Lessin also noted a body of literature questioning the value of wellness programs (CHBRP, 2013; DiNardo and Horwitz, 2013; Horwitz et al., 2013; van Dongen et al., 2011). The extent to which reducing unhealthy behavior actually saves health care costs is unclear, she said, and programs that reward people for healthy behavior may tend to disadvantage lower-income, less educated workers whose environmental and other health risks are greater, risking discrimination. The health benefits of worker wellness programs versus increases in low-wage worker income is untested, she said.
Integrating Wellness
Lessin reiterated that resources should first be devoted to providing safe and hazard-free workplace conditions as required by law.
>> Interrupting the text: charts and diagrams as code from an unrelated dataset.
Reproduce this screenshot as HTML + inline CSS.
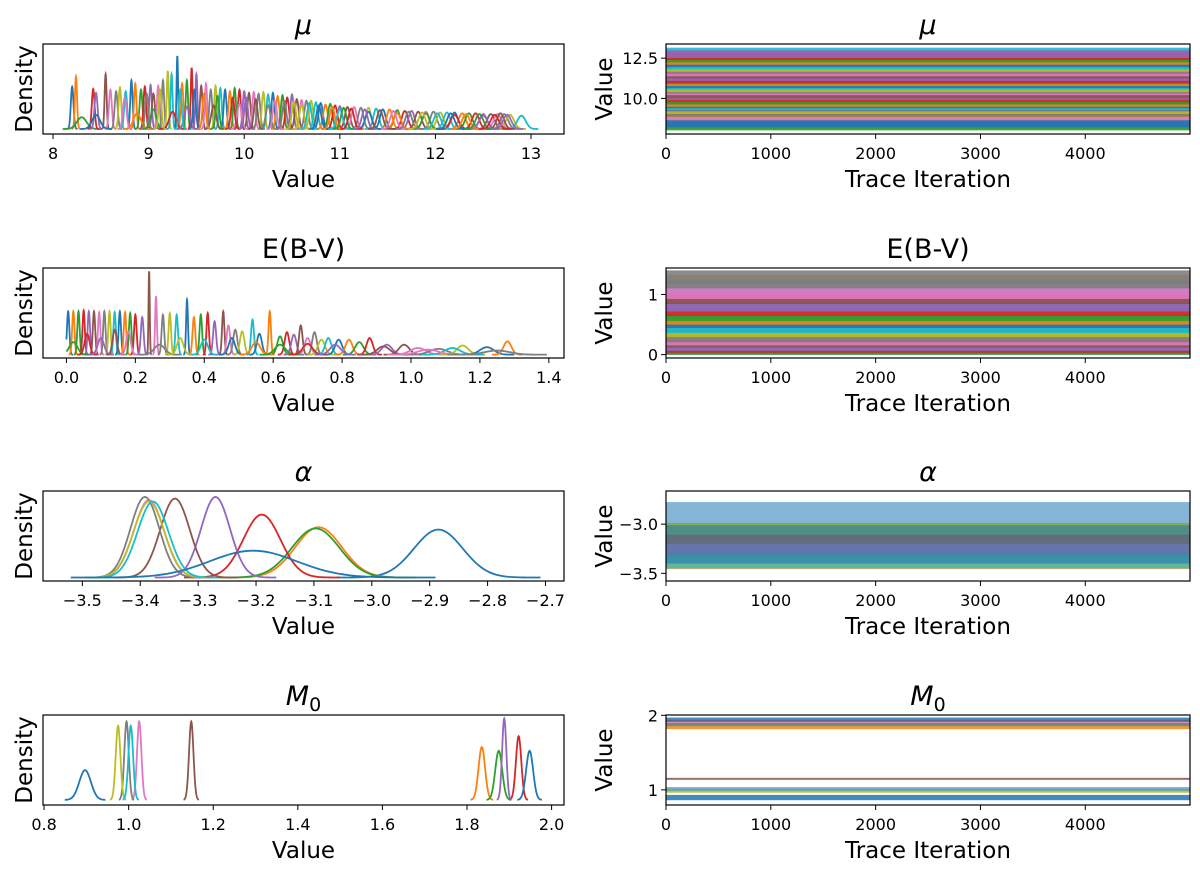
<!DOCTYPE html>
<html><head><meta charset="utf-8"><style>
html,body{margin:0;padding:0;background:#fff;}
svg{display:block;font-family:"DejaVu Sans","Liberation Sans",sans-serif;}
</style></head><body>
<svg id="fig" width="1200" height="874" viewBox="0 0 1200 874"></svg>
<script>
// ---------- data ----------
const mu_centers=[8.20,8.24,8.30,8.42,8.45,8.55,8.60,8.66,8.70,8.76,8.82,8.86,8.92,8.96,9.02,9.05,9.10,9.15,9.20,9.24,9.30,9.35,9.40,9.45,9.50,9.55,9.60,9.65,9.70,9.75,9.80,9.85,9.90,9.95,10.00,10.05,10.10,10.15,10.20,10.25,10.30,10.35,10.40,10.45,10.50,10.55,10.60,10.65,10.70,10.75,10.80,10.85,10.90,10.95,11.00,11.08,11.15,11.22,11.30,11.38,11.45,11.52,11.60,11.68,11.75,11.82,11.90,11.98,12.05,12.12,12.20,12.28,12.35,12.42,12.50,12.58,12.65,12.72,12.78,12.90,8.45,8.88,9.05,9.25,9.40,9.68,9.95,10.25,10.60,11.00,11.30,11.60,11.90,12.20,12.50,12.68,8.75,8.98,9.12,9.33,9.48,9.58,9.72,9.88,10.02,10.12,10.32,10.42,10.52,10.68,10.78,10.92,11.04,11.12,11.26,11.42,11.56,11.72,11.86,12.02,12.16,12.32,12.46,12.62,12.75];
const mu_peaks=[0.54,0.67,0.15,0.51,0.46,0.70,0.50,0.48,0.53,0.48,0.62,0.58,0.50,0.54,0.56,0.45,0.55,0.62,0.74,0.70,0.93,0.58,0.62,0.78,0.70,0.55,0.58,0.50,0.55,0.52,0.50,0.48,0.52,0.50,0.48,0.46,0.47,0.45,0.47,0.44,0.46,0.42,0.43,0.40,0.44,0.38,0.37,0.36,0.36,0.34,0.33,0.31,0.32,0.30,0.29,0.28,0.28,0.27,0.27,0.26,0.25,0.25,0.24,0.23,0.23,0.22,0.22,0.22,0.21,0.21,0.21,0.20,0.20,0.20,0.19,0.19,0.19,0.19,0.18,0.17,0.18,0.20,0.25,0.22,0.28,0.30,0.32,0.30,0.30,0.25,0.22,0.20,0.20,0.18,0.17,0.20,0.40,0.45,0.50,0.50,0.50,0.45,0.42,0.40,0.40,0.38,0.36,0.36,0.35,0.33,0.30,0.28,0.27,0.26,0.25,0.24,0.23,0.22,0.21,0.20,0.20,0.19,0.19,0.18,0.18];
const ebv_centers=[0.005,0.02,0.035,0.05,0.065,0.08,0.095,0.11,0.125,0.14,0.155,0.17,0.185,0.20,0.22,0.24,0.26,0.28,0.30,0.32,0.35,0.37,0.39,0.41,0.43,0.455,0.47,0.49,0.51,0.54,0.56,0.59,0.62,0.64,0.66,0.68,0.70,0.72,0.74,0.76,0.79,0.82,0.85,0.88,0.93,0.98,1.02,1.08,1.15,1.12,1.22,1.28,0.02,0.06,0.10,0.14,0.18,0.27,0.33,0.40,0.48,0.55,0.62,0.70,0.78,0.92,1.05,1.25];
const ebv_peaks=[0.52,0.52,0.52,0.53,0.52,0.52,0.51,0.52,0.52,0.51,0.52,0.51,0.50,0.48,0.45,1.00,0.70,0.48,0.50,0.48,0.66,0.45,0.48,0.50,0.40,0.52,0.35,0.30,0.28,0.42,0.25,0.52,0.22,0.27,0.24,0.35,0.20,0.27,0.18,0.20,0.18,0.18,0.15,0.20,0.12,0.12,0.08,0.07,0.11,0.08,0.09,0.16,0.15,0.25,0.20,0.30,0.28,0.12,0.20,0.18,0.20,0.15,0.12,0.13,0.12,0.10,0.06,0.05];
const alpha_centers=[-2.885,-3.092,-3.097,-3.19,-3.27,-3.34,-3.385,-3.392,-3.385,-3.378,-3.205];
const alpha_sd=[0.042,0.040,0.041,0.032,0.025,0.0255,0.026,0.025,0.0265,0.0265,0.075];
const m0_centers=[0.897,1.835,1.875,1.922,1.888,1.148,1.025,0.995,0.975,1.005,1.948];
const m0_sd=[0.0137,0.0077,0.0083,0.0064,0.0050,0.0052,0.0052,0.0052,0.0055,0.0055,0.0083];
const xticks_mu=[8,9,10,11,12,13];
const xticks_ebv=[0.0,0.2,0.4,0.6,0.8,1.0,1.2,1.4];
const xticks_alpha=[-3.5,-3.4,-3.3,-3.2,-3.1,-3.0,-2.9,-2.8,-2.7];
const xticks_m0=[0.8,1.0,1.2,1.4,1.6,1.8,2.0];
const iter_ticks=[0,1000,2000,3000,4000];
const yticks_mu=[10.0,12.5];
const yticks_ebv=[0,1];
const yticks_alpha=[-3.5,-3.0];
const yticks_m0=[1,2];
// ---------- drawing ----------
const NS='http://www.w3.org/2000/svg';
const svg=document.getElementById('fig');
const colors=['#1f77b4','#ff7f0e','#2ca02c','#d62728','#9467bd','#8c564b','#e377c2','#7f7f7f','#bcbd22','#17becf'];
function mk(tag,attrs,parent){const e=document.createElementNS(NS,tag);for(const k in attrs)e.setAttribute(k,attrs[k]);(parent||svg).appendChild(e);return e;}
const LX=[43,564],RX=[666,1190],TOPS=[44,268,491,715],H=90;
function fmt(v,d){const s=v.toFixed(d);return s.replace('-','\u2212');}

function axesFrame(name,x0,x1,top,xticks,xd,xs,ylab,xlab){
  const g=mk('g',{});
  
  
  const bot=top+H;
  xticks.forEach(t=>{const x=xs(t);
    const tl=mk('line',{x1:x,x2:x,y1:bot,y2:bot+5,stroke:'#000','stroke-width':1},g);
    
    
    const tx=mk('text',{x:x,y:bot+25,'text-anchor':'middle','font-size':16},g);
    
    
    tx.textContent=fmt(t,xd);});
  const xl=mk('text',{x:(x0+x1)/2,y:bot+53,'text-anchor':'middle','font-size':23},g);
  
  
  xl.textContent=xlab;
  const yl=mk('text',{x:0,y:0,'text-anchor':'middle','font-size':23,transform:'translate('+(x0-(ylab==='Density'?11:54))+','+(top+H/2)+') rotate(-90)'},g);
  
  
  yl.textContent=ylab;
  return g;
}
function title(x0,x1,top,parts){
  const t=mk('text',{x:(x0+x1)/2,y:top-10,'text-anchor':'middle','font-size':27});
  
  
  parts.forEach(p=>{const s=mk('tspan',p.attr||{},t);s.textContent=p.t;});
}
function box(name,x0,x1,top){
  const r=mk('rect',{x:x0,y:top,width:x1-x0,height:H,fill:'none',stroke:'#000','stroke-width':1.2});
  
  
}
let clipId=0;
function clip(x0,x1,top){const id='c'+(clipId++);const c=mk('clipPath',{id:id});mk('rect',{x:x0,y:top,width:x1-x0,height:H},c);return 'url(#'+id+')';}

function kdePanel(name,i,xlim,ylim,centers,sds,peaks,lo,span,xticks,xd,titleParts){
  const top=TOPS[i],bot=top+H;
  const xs=v=>LX[0]+(v-xlim[0])/(xlim[1]-xlim[0])*(LX[1]-LX[0]);
  const ys=v=>bot-(v-ylim[0])/(ylim[1]-ylim[0])*H;
  title(LX[0],LX[1],top,titleParts);
  const g=mk('g',{'clip-path':clip(LX[0],LX[1],top)});
  
  
  centers.forEach((c,k)=>{
    const s=sds[k],p=peaks[k];
    let a=c-span*s,b=c+span*s; if(lo!==null&&a<lo)a=lo;
    let d='';
    for(let j=0;j<=60;j++){const x=a+(b-a)*j/60;const z=(x-c)/s;const y=p*Math.exp(-0.5*z*z);
      d+=(j?'L':'M')+xs(x).toFixed(2)+','+ys(y).toFixed(2);}
    const pa=mk('path',{d:d,fill:'none',stroke:colors[k%10],'stroke-width':1.8},g);
    
    
  });
  box(name+'-density',LX[0],LX[1],top);
  axesFrame(name+'-density',LX[0],LX[1],top,xticks,xd,xs,'Density','Value');
}
function tracePanel(name,i,ylim,centers,sds,lo,op,yticks,yd,titleParts){
  const top=TOPS[i],bot=top+H;
  const xs=v=>RX[0]+v/4999*(RX[1]-RX[0]);
  const ys=v=>bot-(v-ylim[0])/(ylim[1]-ylim[0])*H;
  title(RX[0],RX[1],top,titleParts);
  const g=mk('g',{'clip-path':clip(RX[0],RX[1],top)});
  
  
  centers.forEach((c,k)=>{
    const s=sds[k];let a=c-2.6*s,b=c+2.6*s;if(lo!==null&&a<lo)a=lo;
    let y1=ys(b),y2=ys(a);if(y2-y1<1.6){const m=(y1+y2)/2;y1=m-0.8;y2=m+0.8;}
    const r=mk('rect',{x:xs(0),y:y1,width:xs(4999)-xs(0),height:y2-y1,fill:colors[k%10],opacity:op},g);
    
    
  });
  box(name+'-trace',RX[0],RX[1],top);
  const ga=axesFrame(name+'-trace',RX[0],RX[1],top,iter_ticks,0,xs,'Value','Trace Iteration');
  yticks.forEach(t=>{const y=ys(t);
    const tl=mk('line',{x1:RX[0]-5,x2:RX[0],y1:y,y2:y,stroke:'#000','stroke-width':1},ga);
    
    
    const tx=mk('text',{x:RX[0]-8,y:y+6,'text-anchor':'end','font-size':16},ga);
    
    
    tx.textContent=fmt(t,yd);});
}
const mu_sd=mu_peaks.map(p=>0.0075/p);
const ebv_sd=ebv_peaks.map(p=>0.0018/p);
const alpha_peaks=alpha_sd.map(s=>0.0233/s);
const m0_peaks=m0_sd.map(s=>0.0048/s);
const T_mu=[{t:'\u03bc',attr:{'font-style':'italic'}}];
const T_ebv=[{t:'E(B-V)'}];
const T_alpha=[{t:'\u03b1',attr:{'font-style':'italic'}}];
const T_m0=[{t:'M',attr:{'font-style':'italic'}},{t:'0',attr:{'font-size':19,dy:6}}];
kdePanel('mu',0,[7.895,13.345],[-0.064,1.083],mu_centers,mu_sd,mu_peaks,null,4,xticks_mu,0,T_mu);
kdePanel('ebv',1,[-0.068,1.444],[-0.04,1.04],ebv_centers,ebv_sd,ebv_peaks,0,4,xticks_ebv,1,T_ebv);
kdePanel('alpha',2,[-3.568,-2.668],[-0.04,1.0],alpha_centers,alpha_sd,alpha_peaks,null,4.2,xticks_alpha,1,T_alpha);
kdePanel('m0',3,[0.7975,2.0293],[-0.06,1.0],m0_centers,m0_sd,m0_peaks,null,3.5,xticks_m0,1,T_m0);
tracePanel('mu',0,[7.79,13.38],mu_centers,mu_sd.map(s=>s*2.2),null,0.9,yticks_mu,1,T_mu);
tracePanel('ebv',1,[-0.056,1.44],ebv_centers,ebv_sd.map(s=>s*1.6),0,0.9,yticks_ebv,0,T_ebv);
tracePanel('alpha',2,[-3.578,-2.663],alpha_centers,alpha_sd,null,0.55,yticks_alpha,1,T_alpha);
tracePanel('m0',3,[0.797,2.004],m0_centers,m0_sd,null,0.85,yticks_m0,0,T_m0);
</script>
</body></html>
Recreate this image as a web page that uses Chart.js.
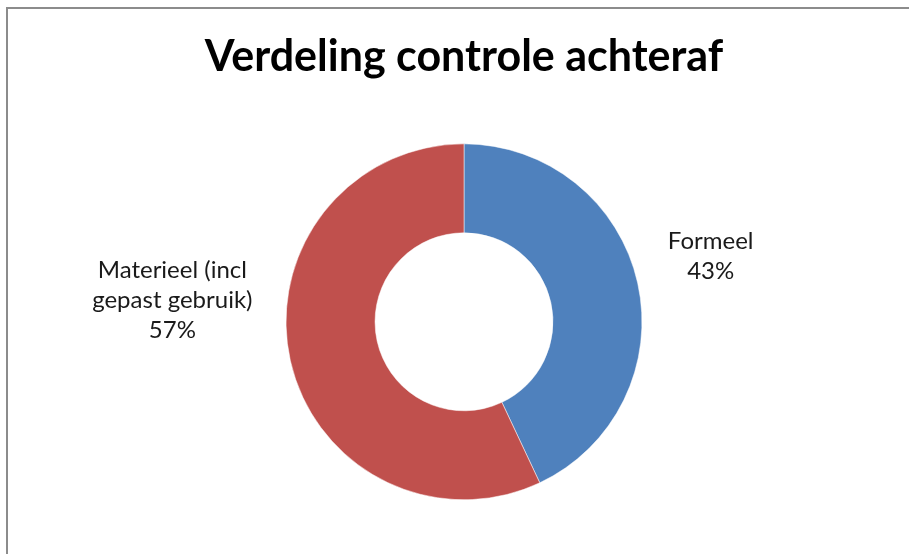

According to Lessin, workers' priorities for health promotion include
- Paid sick and family leave,
- Paid maternity and paternity leave,
- Paid vacation time,
- A living wage,
- Comprehensive health care for workers and retirees,
- Pensions,
- Meal time more than 20 minutes, and
- A clean environment.
Defining Health
Finally, she asked, who defines health? From her perspective, the World Health Organization's definition—“Health is a state of complete physical, mental, and social well-being and not merely the absence of disease or infirmity” (WHO, 2014)—with its emphasis on well-being is where the country should aim. If health is more than the absence of disease or infirmity, it is surely more than a person's BMI, said Lessin.
Closing Remarks
For the above reasons—persistent high rates of employee injury, illness, and death (despite underreporting of job injuries and illnesses); fundamental and systemic changes in the organization of work itself that have increased job stress; and uncertainty about the benefits of wellness programs in the workplace—Lessin believes it is timely for NIOSH to go back to the basics before moving into worksite wellness efforts: first, make sure occupational health and safety programs are comprehensive and effective in identifying and eliminating or reducing hazards; second, look at all sides of the debate about wellness and health promotion programs, including controversies and down sides; and third, make sure worker organizations, including unions, have a seat at the table when future NIOSH directions and programs are planned and implemented.
Footnotes
- 1
The USAA wellness initiative won the C. Everett Koop National Health Award in 2006.
- 2
Measures include prehypertension, overweight, prediabetes, inadequate exercise, high cholesterol, depression risk, and smoking.
- 3
Occupational Safety and Health Act of 1970, Public Law 596, 91st Cong. (December 29, 1970).